### Dataset excerpt
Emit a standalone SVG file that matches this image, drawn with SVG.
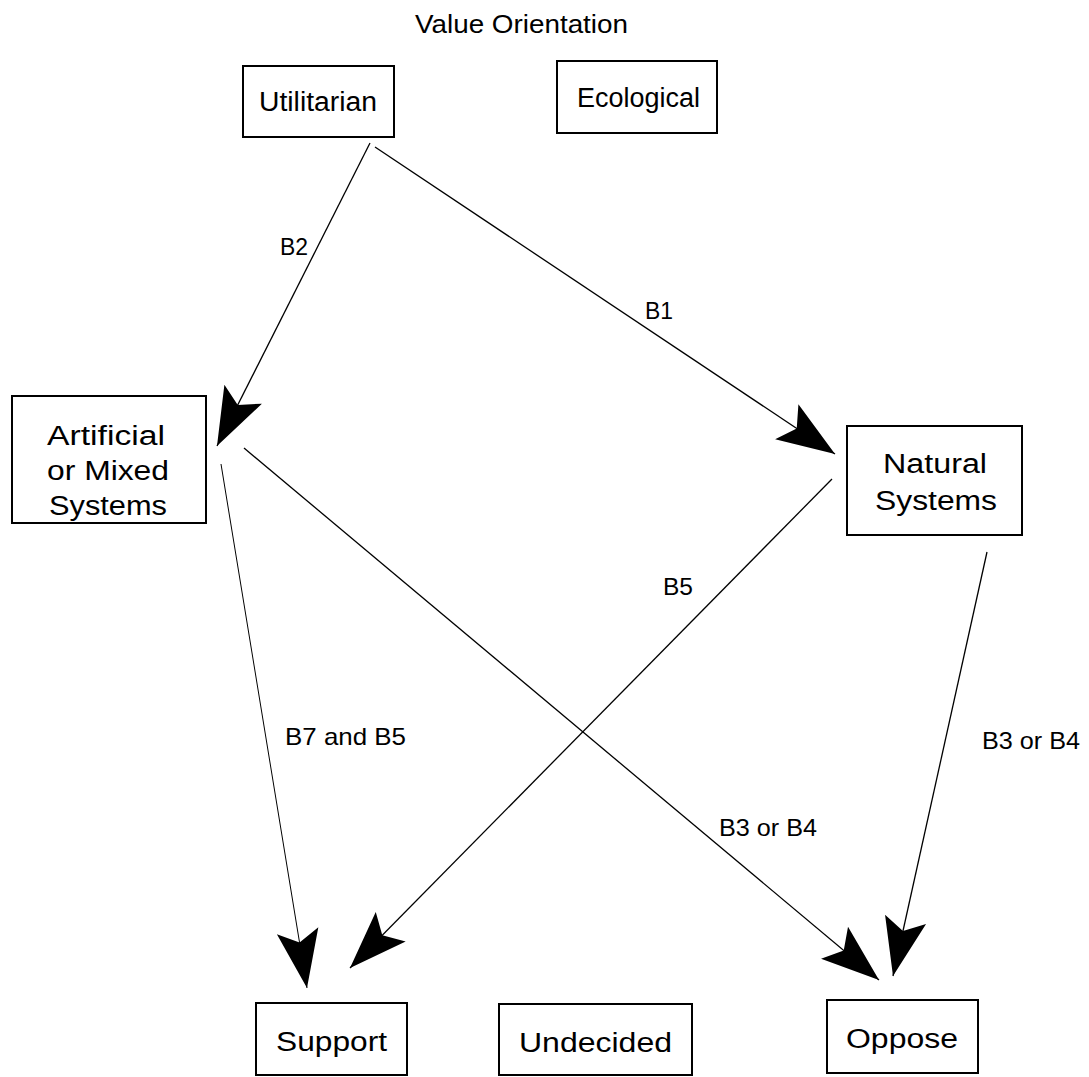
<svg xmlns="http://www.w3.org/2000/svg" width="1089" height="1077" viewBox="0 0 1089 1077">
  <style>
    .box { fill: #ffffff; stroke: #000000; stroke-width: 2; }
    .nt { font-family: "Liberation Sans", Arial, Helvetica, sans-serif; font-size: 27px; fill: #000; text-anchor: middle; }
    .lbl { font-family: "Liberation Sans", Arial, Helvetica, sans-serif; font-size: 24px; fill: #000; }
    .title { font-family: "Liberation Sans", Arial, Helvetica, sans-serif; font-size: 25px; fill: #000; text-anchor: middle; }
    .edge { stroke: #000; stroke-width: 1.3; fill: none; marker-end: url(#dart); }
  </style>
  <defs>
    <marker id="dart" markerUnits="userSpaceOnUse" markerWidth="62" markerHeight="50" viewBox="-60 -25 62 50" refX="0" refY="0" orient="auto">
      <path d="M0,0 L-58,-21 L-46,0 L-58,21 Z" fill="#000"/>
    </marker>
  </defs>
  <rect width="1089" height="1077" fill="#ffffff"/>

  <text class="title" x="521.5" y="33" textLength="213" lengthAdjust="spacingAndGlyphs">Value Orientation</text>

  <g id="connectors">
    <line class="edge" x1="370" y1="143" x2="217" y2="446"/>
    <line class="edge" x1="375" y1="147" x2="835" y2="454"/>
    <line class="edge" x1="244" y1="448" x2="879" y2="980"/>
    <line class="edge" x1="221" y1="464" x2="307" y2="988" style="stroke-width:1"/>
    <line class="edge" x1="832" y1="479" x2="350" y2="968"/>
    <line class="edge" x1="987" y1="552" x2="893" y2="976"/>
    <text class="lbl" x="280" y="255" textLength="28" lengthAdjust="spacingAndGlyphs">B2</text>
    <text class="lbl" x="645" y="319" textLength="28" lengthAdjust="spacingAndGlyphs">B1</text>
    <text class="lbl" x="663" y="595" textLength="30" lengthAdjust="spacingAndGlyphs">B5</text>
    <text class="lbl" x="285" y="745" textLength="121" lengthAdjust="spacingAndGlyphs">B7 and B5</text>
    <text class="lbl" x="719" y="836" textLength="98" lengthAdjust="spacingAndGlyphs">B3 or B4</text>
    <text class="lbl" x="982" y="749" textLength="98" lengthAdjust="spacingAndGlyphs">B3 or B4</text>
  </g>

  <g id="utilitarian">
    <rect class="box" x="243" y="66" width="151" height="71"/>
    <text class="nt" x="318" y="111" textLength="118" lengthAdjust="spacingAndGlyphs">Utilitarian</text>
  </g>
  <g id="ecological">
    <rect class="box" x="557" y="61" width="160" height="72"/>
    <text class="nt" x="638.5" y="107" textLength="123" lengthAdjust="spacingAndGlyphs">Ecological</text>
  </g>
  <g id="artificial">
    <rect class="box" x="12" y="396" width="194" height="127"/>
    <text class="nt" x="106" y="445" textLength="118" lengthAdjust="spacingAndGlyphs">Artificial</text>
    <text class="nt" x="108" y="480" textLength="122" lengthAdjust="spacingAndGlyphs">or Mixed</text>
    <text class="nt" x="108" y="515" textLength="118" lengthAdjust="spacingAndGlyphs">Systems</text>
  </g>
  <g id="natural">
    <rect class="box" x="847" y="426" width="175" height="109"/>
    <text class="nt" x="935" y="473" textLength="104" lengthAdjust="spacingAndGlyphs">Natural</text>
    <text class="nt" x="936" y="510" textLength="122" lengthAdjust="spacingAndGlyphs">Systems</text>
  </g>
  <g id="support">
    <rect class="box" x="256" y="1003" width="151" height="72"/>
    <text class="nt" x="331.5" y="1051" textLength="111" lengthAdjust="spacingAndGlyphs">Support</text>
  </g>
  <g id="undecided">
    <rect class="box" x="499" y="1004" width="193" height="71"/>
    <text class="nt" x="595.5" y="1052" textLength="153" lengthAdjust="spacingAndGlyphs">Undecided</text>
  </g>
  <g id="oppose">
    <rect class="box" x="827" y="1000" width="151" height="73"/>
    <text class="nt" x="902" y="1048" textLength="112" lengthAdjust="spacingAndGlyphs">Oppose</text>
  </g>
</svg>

### Set task
Transcribe the listing above verbatim. Omit the pictures.

### Right answer
Emit a standalone SVG file that matches this image, drawn with SVG.
<svg xmlns="http://www.w3.org/2000/svg" width="1089" height="1077" viewBox="0 0 1089 1077">
  <style>
    .box { fill: #ffffff; stroke: #000000; stroke-width: 2; }
    .nt { font-family: "Liberation Sans", Arial, Helvetica, sans-serif; font-size: 27px; fill: #000; text-anchor: middle; }
    .lbl { font-family: "Liberation Sans", Arial, Helvetica, sans-serif; font-size: 24px; fill: #000; }
    .title { font-family: "Liberation Sans", Arial, Helvetica, sans-serif; font-size: 25px; fill: #000; text-anchor: middle; }
    .edge { stroke: #000; stroke-width: 1.3; fill: none; marker-end: url(#dart); }
  </style>
  <defs>
    <marker id="dart" markerUnits="userSpaceOnUse" markerWidth="62" markerHeight="50" viewBox="-60 -25 62 50" refX="0" refY="0" orient="auto">
      <path d="M0,0 L-58,-21 L-46,0 L-58,21 Z" fill="#000"/>
    </marker>
  </defs>
  <rect width="1089" height="1077" fill="#ffffff"/>

  <text class="title" x="521.5" y="33" textLength="213" lengthAdjust="spacingAndGlyphs">Value Orientation</text>

  <g id="connectors">
    <line class="edge" x1="370" y1="143" x2="217" y2="446"/>
    <line class="edge" x1="375" y1="147" x2="835" y2="454"/>
    <line class="edge" x1="244" y1="448" x2="879" y2="980"/>
    <line class="edge" x1="221" y1="464" x2="307" y2="988" style="stroke-width:1"/>
    <line class="edge" x1="832" y1="479" x2="350" y2="968"/>
    <line class="edge" x1="987" y1="552" x2="893" y2="976"/>
    <text class="lbl" x="280" y="255" textLength="28" lengthAdjust="spacingAndGlyphs">B2</text>
    <text class="lbl" x="645" y="319" textLength="28" lengthAdjust="spacingAndGlyphs">B1</text>
    <text class="lbl" x="663" y="595" textLength="30" lengthAdjust="spacingAndGlyphs">B5</text>
    <text class="lbl" x="285" y="745" textLength="121" lengthAdjust="spacingAndGlyphs">B7 and B5</text>
    <text class="lbl" x="719" y="836" textLength="98" lengthAdjust="spacingAndGlyphs">B3 or B4</text>
    <text class="lbl" x="982" y="749" textLength="98" lengthAdjust="spacingAndGlyphs">B3 or B4</text>
  </g>

  <g id="utilitarian">
    <rect class="box" x="243" y="66" width="151" height="71"/>
    <text class="nt" x="318" y="111" textLength="118" lengthAdjust="spacingAndGlyphs">Utilitarian</text>
  </g>
  <g id="ecological">
    <rect class="box" x="557" y="61" width="160" height="72"/>
    <text class="nt" x="638.5" y="107" textLength="123" lengthAdjust="spacingAndGlyphs">Ecological</text>
  </g>
  <g id="artificial">
    <rect class="box" x="12" y="396" width="194" height="127"/>
    <text class="nt" x="106" y="445" textLength="118" lengthAdjust="spacingAndGlyphs">Artificial</text>
    <text class="nt" x="108" y="480" textLength="122" lengthAdjust="spacingAndGlyphs">or Mixed</text>
    <text class="nt" x="108" y="515" textLength="118" lengthAdjust="spacingAndGlyphs">Systems</text>
  </g>
  <g id="natural">
    <rect class="box" x="847" y="426" width="175" height="109"/>
    <text class="nt" x="935" y="473" textLength="104" lengthAdjust="spacingAndGlyphs">Natural</text>
    <text class="nt" x="936" y="510" textLength="122" lengthAdjust="spacingAndGlyphs">Systems</text>
  </g>
  <g id="support">
    <rect class="box" x="256" y="1003" width="151" height="72"/>
    <text class="nt" x="331.5" y="1051" textLength="111" lengthAdjust="spacingAndGlyphs">Support</text>
  </g>
  <g id="undecided">
    <rect class="box" x="499" y="1004" width="193" height="71"/>
    <text class="nt" x="595.5" y="1052" textLength="153" lengthAdjust="spacingAndGlyphs">Undecided</text>
  </g>
  <g id="oppose">
    <rect class="box" x="827" y="1000" width="151" height="73"/>
    <text class="nt" x="902" y="1048" textLength="112" lengthAdjust="spacingAndGlyphs">Oppose</text>
  </g>
</svg>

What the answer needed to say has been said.